EXERCISE PROMPT
Transcribe the full listing exactly, and drop every picture.

AVAILABLE DATA
----

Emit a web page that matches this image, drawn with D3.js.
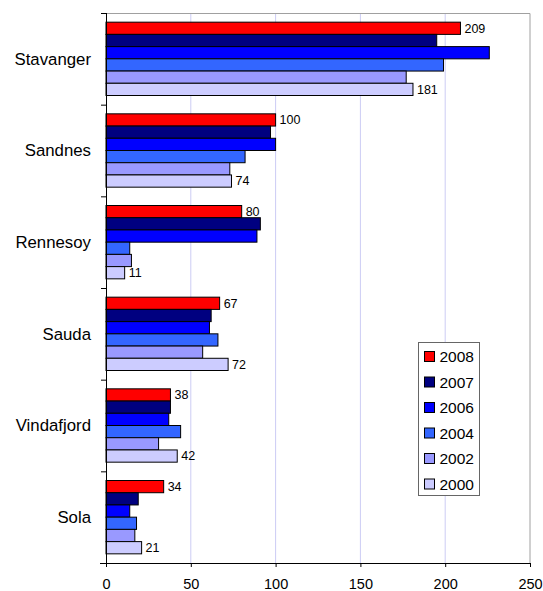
<!DOCTYPE html>
<html>
<head>
<meta charset="utf-8">
<script src="https://cdn.jsdelivr.net/npm/d3@7"></script>
<style>
  body { margin: 0; background: #fff; }
  text { font-family: "Liberation Sans", Arial, sans-serif; fill: #000; }
</style>
</head>
<body>
<div id="chart"></div>
<script>
// Chart data
var towns = ["Stavanger", "Sandnes", "Rennesoy", "Sauda", "Vindafjord", "Sola"];
var years = ["2008", "2007", "2006", "2004", "2002", "2000"];
var colors = ["#ff0000", "#000080", "#0000ff", "#3366ff", "#9999ff", "#ccccff"];

// one array per year, in town order
var v2008 = [209, 100, 80, 67, 38, 34];
var v2007 = [195, 97, 91, 62, 38, 19];
var v2006 = [226, 100, 89, 61, 37, 14];
var v2004 = [199, 82, 14, 66, 44, 18];
var v2002 = [177, 73, 15, 57, 31, 17];
var v2000 = [181, 74, 11, 72, 42, 21];
var xTicks = [0, 50, 100, 150, 200, 250];

var series = [v2008, v2007, v2006, v2004, v2002, v2000];

var svgWidth = 543;
var svgHeight = 591;
var margin = { top: 13, right: 13, bottom: 28, left: 106 };
var width = svgWidth - margin.left - margin.right;
var height = svgHeight - margin.top - margin.bottom;

var svg = d3.select("#chart")
  .append("svg")
  .attr("width", svgWidth)
  .attr("height", svgHeight);

var chartGroup = svg.append("g")
  .attr("transform", `translate(${margin.left}, ${margin.top})`);

// Scales
var x = d3.scaleLinear().domain([0, 250]).range([0, width]);
var y = d3.scaleBand().domain(towns).range([0, height])
  .paddingInner(0.2).paddingOuter(0.1);
var yInner = d3.scaleBand().domain(years).range([0, y.bandwidth()]);

// Grid lines
chartGroup.selectAll(".grid")
  .data(xTicks.slice(1, -1))
  .enter()
  .append("line")
  .attr("x1", d => x(d))
  .attr("x2", d => x(d))
  .attr("y1", 0)
  .attr("y2", height)
  .attr("stroke", "#ccccf4")
  .attr("stroke-width", 1);

// Plot border (top and right)
chartGroup.append("path")
  .attr("d", `M0,0.5H${width}V${height}`)
  .attr("fill", "none")
  .attr("stroke", "#a0a0a0")
  .attr("stroke-width", 1);

// Bars
var townGroups = chartGroup.selectAll(".town")
  .data(towns)
  .enter()
  .append("g")
  .attr("transform", d => `translate(0, ${y(d)})`);

townGroups.each(function(town, ti) {
  var g = d3.select(this);
  years.forEach(function(yr, yi) {
    var val = series[yi][ti];
    g.append("rect")
      .attr("x", x(0))
      .attr("y", yInner(yr))
      .attr("width", x(val) - x(0))
      .attr("height", yInner.bandwidth())
      .attr("fill", colors[yi])
      .attr("stroke", "#000")
      .attr("stroke-width", 1);
    // labels only for first and last year
    if (yi === 0 || yi === years.length - 1) {
      g.append("text")
        .attr("x", x(val) + 4)
        .attr("y", yInner(yr) + yInner.bandwidth() / 2)
        .attr("dy", "0.35em")
        .style("font-size", "12.5px")
        .text(val);
    }
  });
});

// Bottom axis
var xAxis = d3.axisBottom(x).tickValues(xTicks).tickSize(4).tickPadding(12);
var xg = chartGroup.append("g")
  .attr("transform", `translate(0, ${height})`)
  .call(xAxis);
xg.select(".domain").attr("d", `M-6,0.5H${width}`).attr("stroke", "#000");
xg.selectAll(".tick line").attr("stroke", "#000");
xg.selectAll("text").style("font-size", "14.5px").style("font-family", "\"Liberation Sans\", Arial, sans-serif");

// Left axis line with ticks at category boundaries
chartGroup.append("line")
  .attr("x1", 0.5).attr("x2", 0.5)
  .attr("y1", 0).attr("y2", height + 4)
  .attr("stroke", "#000");

chartGroup.selectAll(".ytick")
  .data(d3.range(towns.length + 1))
  .enter()
  .append("line")
  .attr("x1", -5)
  .attr("x2", 0)
  .attr("y1", i => i * y.step() + 0.5)
  .attr("y2", i => i * y.step() + 0.5)
  .attr("stroke", "#000");

// Category labels
chartGroup.selectAll(".townLabel")
  .data(towns)
  .enter()
  .append("text")
  .attr("x", -15)
  .attr("y", d => y(d) + y.bandwidth() / 2)
  .attr("dy", "0.35em")
  .attr("text-anchor", "end")
  .style("font-size", "16.8px")
  .text(d => d);

// Legend
var legend = svg.append("g")
  .attr("transform", "translate(418.5, 342.5)");

legend.append("rect")
  .attr("width", 61)
  .attr("height", 153)
  .attr("fill", "#fff")
  .attr("stroke", "#666")
  .attr("stroke-width", 1);

var items = legend.selectAll(".item")
  .data(years)
  .enter()
  .append("g")
  .attr("transform", (d, i) => `translate(6, ${14 + i * 25.5})`);

items.append("rect")
  .attr("x", 0)
  .attr("y", -5)
  .attr("width", 10)
  .attr("height", 10)
  .attr("fill", (d, i) => colors[i])
  .attr("stroke", "#000");

items.append("text")
  .attr("x", 15)
  .attr("y", 0)
  .attr("dy", "0.36em")
  .style("font-size", "15.5px")
  .text(d => d);
</script>
</body>
</html>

----

EXERCISE RESPONSE
Emit a web page that matches this image, drawn with D3.js.
<!DOCTYPE html>
<html>
<head>
<meta charset="utf-8">
<script src="https://cdn.jsdelivr.net/npm/d3@7"></script>
<style>
  body { margin: 0; background: #fff; }
  text { font-family: "Liberation Sans", Arial, sans-serif; fill: #000; }
</style>
</head>
<body>
<div id="chart"></div>
<script>
// Chart data
var towns = ["Stavanger", "Sandnes", "Rennesoy", "Sauda", "Vindafjord", "Sola"];
var years = ["2008", "2007", "2006", "2004", "2002", "2000"];
var colors = ["#ff0000", "#000080", "#0000ff", "#3366ff", "#9999ff", "#ccccff"];

// one array per year, in town order
var v2008 = [209, 100, 80, 67, 38, 34];
var v2007 = [195, 97, 91, 62, 38, 19];
var v2006 = [226, 100, 89, 61, 37, 14];
var v2004 = [199, 82, 14, 66, 44, 18];
var v2002 = [177, 73, 15, 57, 31, 17];
var v2000 = [181, 74, 11, 72, 42, 21];
var xTicks = [0, 50, 100, 150, 200, 250];

var series = [v2008, v2007, v2006, v2004, v2002, v2000];

var svgWidth = 543;
var svgHeight = 591;
var margin = { top: 13, right: 13, bottom: 28, left: 106 };
var width = svgWidth - margin.left - margin.right;
var height = svgHeight - margin.top - margin.bottom;

var svg = d3.select("#chart")
  .append("svg")
  .attr("width", svgWidth)
  .attr("height", svgHeight);

var chartGroup = svg.append("g")
  .attr("transform", `translate(${margin.left}, ${margin.top})`);

// Scales
var x = d3.scaleLinear().domain([0, 250]).range([0, width]);
var y = d3.scaleBand().domain(towns).range([0, height])
  .paddingInner(0.2).paddingOuter(0.1);
var yInner = d3.scaleBand().domain(years).range([0, y.bandwidth()]);

// Grid lines
chartGroup.selectAll(".grid")
  .data(xTicks.slice(1, -1))
  .enter()
  .append("line")
  .attr("x1", d => x(d))
  .attr("x2", d => x(d))
  .attr("y1", 0)
  .attr("y2", height)
  .attr("stroke", "#ccccf4")
  .attr("stroke-width", 1);

// Plot border (top and right)
chartGroup.append("path")
  .attr("d", `M0,0.5H${width}V${height}`)
  .attr("fill", "none")
  .attr("stroke", "#a0a0a0")
  .attr("stroke-width", 1);

// Bars
var townGroups = chartGroup.selectAll(".town")
  .data(towns)
  .enter()
  .append("g")
  .attr("transform", d => `translate(0, ${y(d)})`);

townGroups.each(function(town, ti) {
  var g = d3.select(this);
  years.forEach(function(yr, yi) {
    var val = series[yi][ti];
    g.append("rect")
      .attr("x", x(0))
      .attr("y", yInner(yr))
      .attr("width", x(val) - x(0))
      .attr("height", yInner.bandwidth())
      .attr("fill", colors[yi])
      .attr("stroke", "#000")
      .attr("stroke-width", 1);
    // labels only for first and last year
    if (yi === 0 || yi === years.length - 1) {
      g.append("text")
        .attr("x", x(val) + 4)
        .attr("y", yInner(yr) + yInner.bandwidth() / 2)
        .attr("dy", "0.35em")
        .style("font-size", "12.5px")
        .text(val);
    }
  });
});

// Bottom axis
var xAxis = d3.axisBottom(x).tickValues(xTicks).tickSize(4).tickPadding(12);
var xg = chartGroup.append("g")
  .attr("transform", `translate(0, ${height})`)
  .call(xAxis);
xg.select(".domain").attr("d", `M-6,0.5H${width}`).attr("stroke", "#000");
xg.selectAll(".tick line").attr("stroke", "#000");
xg.selectAll("text").style("font-size", "14.5px").style("font-family", "\"Liberation Sans\", Arial, sans-serif");

// Left axis line with ticks at category boundaries
chartGroup.append("line")
  .attr("x1", 0.5).attr("x2", 0.5)
  .attr("y1", 0).attr("y2", height + 4)
  .attr("stroke", "#000");

chartGroup.selectAll(".ytick")
  .data(d3.range(towns.length + 1))
  .enter()
  .append("line")
  .attr("x1", -5)
  .attr("x2", 0)
  .attr("y1", i => i * y.step() + 0.5)
  .attr("y2", i => i * y.step() + 0.5)
  .attr("stroke", "#000");

// Category labels
chartGroup.selectAll(".townLabel")
  .data(towns)
  .enter()
  .append("text")
  .attr("x", -15)
  .attr("y", d => y(d) + y.bandwidth() / 2)
  .attr("dy", "0.35em")
  .attr("text-anchor", "end")
  .style("font-size", "16.8px")
  .text(d => d);

// Legend
var legend = svg.append("g")
  .attr("transform", "translate(418.5, 342.5)");

legend.append("rect")
  .attr("width", 61)
  .attr("height", 153)
  .attr("fill", "#fff")
  .attr("stroke", "#666")
  .attr("stroke-width", 1);

var items = legend.selectAll(".item")
  .data(years)
  .enter()
  .append("g")
  .attr("transform", (d, i) => `translate(6, ${14 + i * 25.5})`);

items.append("rect")
  .attr("x", 0)
  .attr("y", -5)
  .attr("width", 10)
  .attr("height", 10)
  .attr("fill", (d, i) => colors[i])
  .attr("stroke", "#000");

items.append("text")
  .attr("x", 15)
  .attr("y", 0)
  .attr("dy", "0.36em")
  .style("font-size", "15.5px")
  .text(d => d);
</script>
</body>
</html>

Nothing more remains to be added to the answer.